WTI Crude Oil
The WTI Crude Oil market fell initially on Monday, but found enough support just above the $50 level to turn things around and explode to the upside. We broke above the $52 level handily, and now I think we are going to go looking for even higher levels. Short-term pullback should continue to be buying opportunities, perhaps looking towards the $55 level over the next several sessions. I believe that there is essentially the “floor” down at the $50 level, meaning that this is a “buy on the dips” situation going forward, and I have no interest in shorting WTI and less of course we broke down below the $49 level, which seems unlikely given the extraordinarily bullish session that we had on Monday.
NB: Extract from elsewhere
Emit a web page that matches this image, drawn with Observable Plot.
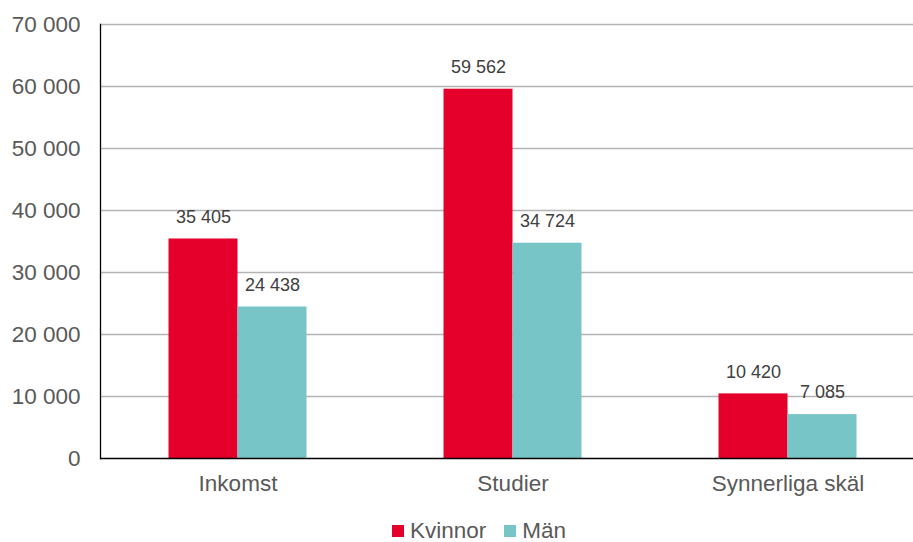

I do recognize that $55 is going to be very resistive, so I would not be surprised at all to see the sellers come out in that area.
Natural Gas
The natural gas markets gapped lower at the open on Monday, but turned around to fill the gap and the market even broke to the upside. However, we continue to see massive amounts of resistance at the $3 level, and the shooting star the form for the day shows just how much bearish pressure there is in this market, and I believe we may go looking towards the $2.85 level underneath. Ultimately, I believe that short-term rallies should continue to be selling opportunities, as the market is obviously broken. If the hurricanes could not disrupt supply of natural gas, I don’t know what will. I believe that the massive turn around over the last several sessions has shown just how bearish this market is. Ultimately, this is a market that is absolutely broken and can be bought.